The poor fellow was take to Trenton and was put into the prison where I had spent seven months. He was almost crazy when he got there. His mother and sister went with him, and took lodgings in the place so as to be near him, to render him any assistance that might be in their power.
I had been idle now for some weeks in New York, and I went back to Maine, to Biddeford, where I lad a good practice. I picked up a good deal of money, and in two months I returned to New York to make a brief visit, and to see if something could not be done for the release of Henry from prison. At my solicitation a friend of mine wrote to Trenton to Henry’s mother to come on to New York, and meet me at the Metropolitan Hotel on a specified day, to transact some business. She came, and we met for the first time in several years. We met now simply on business, and there was no expression of sentiment or feeling on either side. We cared nothing for each other. I commended her for her devotion to Henry, and then told her I believed, if the proper efforts were made, he could be pardoned out of prison. I told her what lawyer and other persons to see, and how to proceed in the matter. I gave her the most minute instructions, and then handed her five hundred dollars with which to fee her lawyer, and to pay her and her daughter’s living expenses in Trenton. She was grateful for the money, and was only too glad to go to work for Henry; she would have done it long ago if she had only known what to do. We then parted, and I have never seen the woman, since that day.
This business transacted, I at once returned to my practice at Biddeford. Among my patients was a wealthy widow, “fat, fair, and forty,” and I had not attended her long before a warm affection sprung up between us, and in time, when the widow recovered, we began to think we were in love with each other. I confess that I agreed to marry her; but it was to be at some distant day—a very distant day as I intended—for, strange as it may seem, and as it did seem to me, I had at last learned the lesson that I had better let matrimony alone.
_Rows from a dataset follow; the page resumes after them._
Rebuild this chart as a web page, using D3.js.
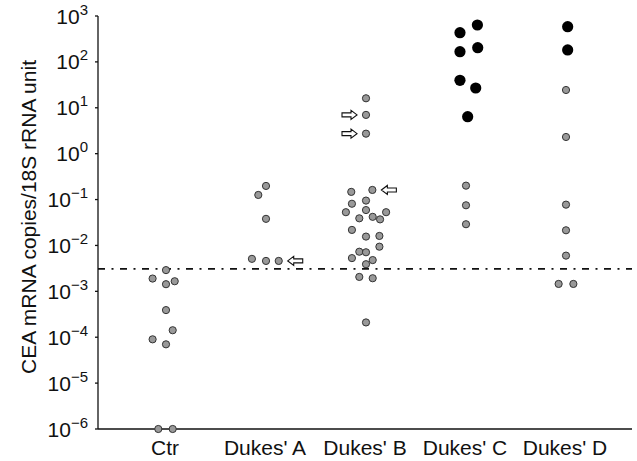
<!DOCTYPE html>
<html>
<head>
<meta charset="utf-8">
<script src="https://cdn.jsdelivr.net/npm/d3@7"></script>
<style>
  body { margin: 0; background: #fff; }
  svg text { font-family: "Liberation Sans", Arial, Helvetica, sans-serif; fill: #111; }
</style>
</head>
<body>
<div id="chart"></div>
<script>
// groups along the x axis
var groups = ["Ctr", "Dukes' A", "Dukes' B", "Dukes' C", "Dukes' D"];

// values, slots = side-by-side position inside a group
var ctrValues = [0.0029, 0.0019, 0.00166, 0.00143, 0.00039, 0.000142, 0.00009, 0.00007, 1e-6, 1e-6];
var ctrSlots  = [0, -2, 1.3, 0, 0, 1, -2, 0, -1.15, 1];

var aValues = [0.198, 0.126, 0.038, 0.0051, 0.0046, 0.0046];
var aSlots  = [0, -1.15, 0, -2.1, 0, 1.9];

var bValues = [16.1, 7.0, 2.73, 0.162, 0.147, 0.095, 0.081, 0.053, 0.059, 0.053, 0.039, 0.042, 0.037,
               0.0218, 0.0156, 0.0161, 0.0094, 0.0073, 0.0071, 0.0053, 0.0048, 0.0039, 0.00206, 0.00193, 0.00021];
var bSlots  = [0, 0, 0, 0.95, -2.2, 0, -2.1, -3, 0, 3, -1, 1, 2.1,
               -2.1, 0, 2, 2, -1, 0, -2.1, 1, 0, -1, 1, 0];

var cValues = [637, 433, 204, 167, 39.7, 27, 6.4, 0.201, 0.075, 0.029];
var cSlots  = [1.7, -0.9, 1.75, -0.9, -0.9, 1.45, 0.25, 0, 0, 0];
var cHigh   = [1, 1, 1, 1, 1, 1, 1, 0, 0, 0];

var dValues = [585, 182, 24.4, 2.31, 0.0775, 0.0214, 0.006, 0.00145, 0.00145];
var dSlots  = [0.25, 0.25, 0, 0, 0, 0, 0, -1.1, 1.1];
var dHigh   = [1, 1, 0, 0, 0, 0, 0, 0, 0];

var cutoff = 0.0031;
var tickExponents = [-6, -5, -4, -3, -2, -1, 0, 1, 2, 3];

// arrows point at a given sample (dir 1 = pointing right, -1 = pointing left)
var arrows = [
  {group: "Dukes' A", index: 5, dir: -1},
  {group: "Dukes' B", index: 1, dir: 1},
  {group: "Dukes' B", index: 2, dir: 1},
  {group: "Dukes' B", index: 3, dir: -1}
];

var width = 637, height = 461;
var slotW = 6.7;

var series = [
  {name: groups[0], values: ctrValues, slots: ctrSlots},
  {name: groups[1], values: aValues, slots: aSlots},
  {name: groups[2], values: bValues, slots: bSlots},
  {name: groups[3], values: cValues, slots: cSlots, high: cHigh},
  {name: groups[4], values: dValues, slots: dSlots, high: dHigh}
];

var points = [];
series.forEach(function(s) {
  s.values.forEach(function(v, i) {
    points.push({group: s.name, v: v, slot: s.slots[i], high: s.high ? s.high[i] : 0});
  });
});

var svg = d3.select("#chart").append("svg")
  .attr("width", width)
  .attr("height", height);

var y = d3.scaleLog().domain([1e-6, 1e3]).range([429, 16]);
var x = d3.scalePoint().domain(groups).range([166, 566]);
var axisLeft = 98, axisRight = 632;

// y axis
var yAxis = svg.append("g").attr("transform", "translate(" + axisLeft + ",0)");
yAxis.append("line")
  .attr("y1", y(1e3)).attr("y2", y(1e-6))
  .attr("stroke", "#111").attr("stroke-width", 1.3);
yAxis.selectAll(".tick").data(tickExponents).enter().append("line")
  .attr("x1", -3).attr("x2", 0)
  .attr("y1", function(d) { return y(Math.pow(10, d)); })
  .attr("y2", function(d) { return y(Math.pow(10, d)); })
  .attr("stroke", "#111").attr("stroke-width", 1.3);

var lab = yAxis.selectAll(".lab").data(tickExponents).enter().append("text")
  .attr("x", -10)
  .attr("y", function(d) { return y(Math.pow(10, d)) + 7.5; })
  .attr("text-anchor", "end")
  .style("font-size", "21px");
lab.append("tspan").text("10");
lab.append("tspan")
  .attr("dy", -9)
  .style("font-size", "15px")
  .text(function(d) { return d < 0 ? "\u2212" + Math.abs(d) : d; });

// x axis
svg.append("line")
  .attr("x1", axisLeft).attr("x2", axisRight)
  .attr("y1", y(1e-6)).attr("y2", y(1e-6))
  .attr("stroke", "#111").attr("stroke-width", 1.3);

svg.selectAll(".xlab").data(groups).enter().append("text")
  .attr("x", function(d) { return x(d) - 1; })
  .attr("y", 455)
  .attr("text-anchor", "middle")
  .style("font-size", "21px")
  .text(function(d) { return d; });

svg.append("text")
  .attr("transform", "translate(36,217) rotate(-90)")
  .attr("text-anchor", "middle")
  .style("font-size", "21px")
  .text("CEA mRNA copies/18S rRNA unit");

// detection cutoff
svg.append("line")
  .attr("x1", axisLeft).attr("x2", axisRight)
  .attr("y1", y(cutoff)).attr("y2", y(cutoff))
  .attr("stroke", "#111").attr("stroke-width", 1.8)
  .attr("stroke-dasharray", "7,6.5,2,6.5");

// dots
svg.selectAll(".dot").data(points).enter().append("circle")
  .attr("class", "dot")
  .attr("cx", function(d) { return x(d.group) + d.slot * slotW; })
  .attr("cy", function(d) { return y(d.v); })
  .attr("r", function(d) { return d.high ? 5.6 : 3.6; })
  .attr("fill", function(d) { return d.high ? "#000" : "#999"; })
  .attr("stroke", function(d) { return d.high ? "none" : "#333"; })
  .attr("stroke-width", 1);

// arrows
var arrowPath = "M0,0 L-6,-4.5 L-6,-2 L-15,-2 L-15,2 L-6,2 L-6,4.5 Z";
var gap = 9;
svg.selectAll(".arrow").data(arrows).enter().append("path")
  .attr("d", arrowPath)
  .attr("transform", function(a) {
    var s = series[groups.indexOf(a.group)];
    var px = x(a.group) + s.slots[a.index] * slotW - a.dir * gap;
    var py = y(s.values[a.index]);
    return "translate(" + px + "," + py + ") scale(" + a.dir + ",1)";
  })
  .attr("fill", "#fff")
  .attr("stroke", "#111")
  .attr("stroke-width", 1.1);
</script>
</body>
</html>
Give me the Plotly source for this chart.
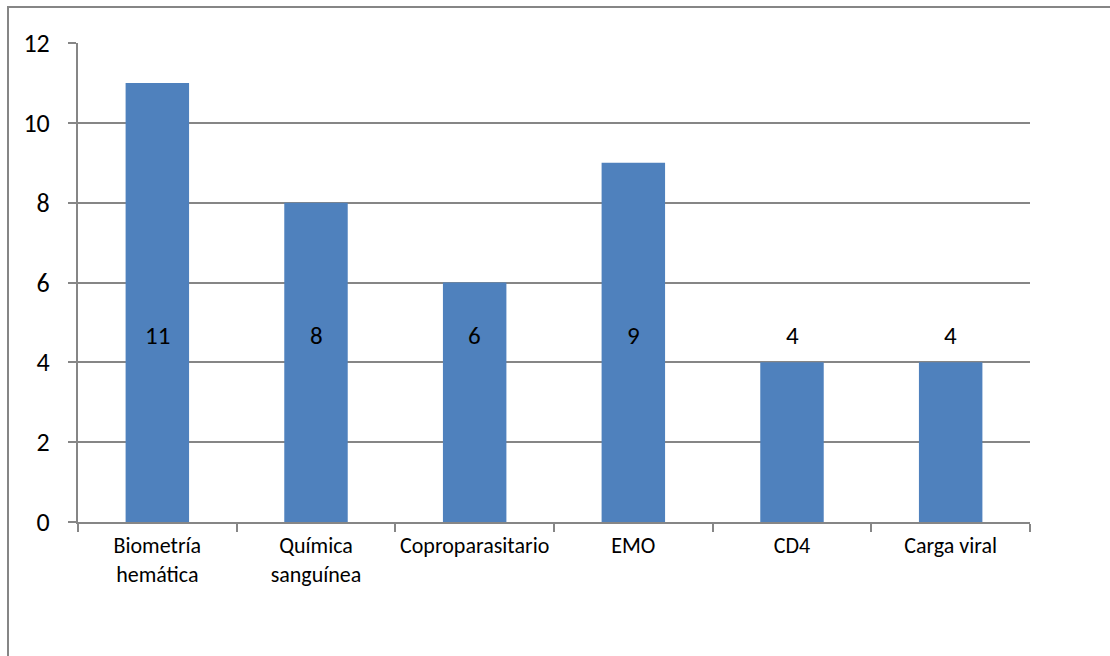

I had married too many wives, widows, milliners, and what not, already, and had suffered too severely for so doing. I meant that my Vermont imprisonment, the worst of all, should be the last.
So I only “courted” the widow, calling upon her almost every day, and I was received and presented to her acquaintances as her affianced husband. Her family and immediate friends were violently opposed to the match, thereby showing their good sense. I was also informed that they knew something of my previous history, and I was warned that I had better not undertake to marry the widow. Bless their innocent hearts! I had no idea of doing it. I was daily amazed at my own common sense. My memory was active now; all my matrimonial mishaps of the past, with all the consequences, were ever present to my mind, and never more present than when was in the company of the fascinating widow. As for her, the more her relatives opposed the match, the more she was bent upon marrying me. Her family, she, said, were afraid they were going to lose her property, but she would never give them a cent of it, anyhow, and she would marry when and whom she pleased.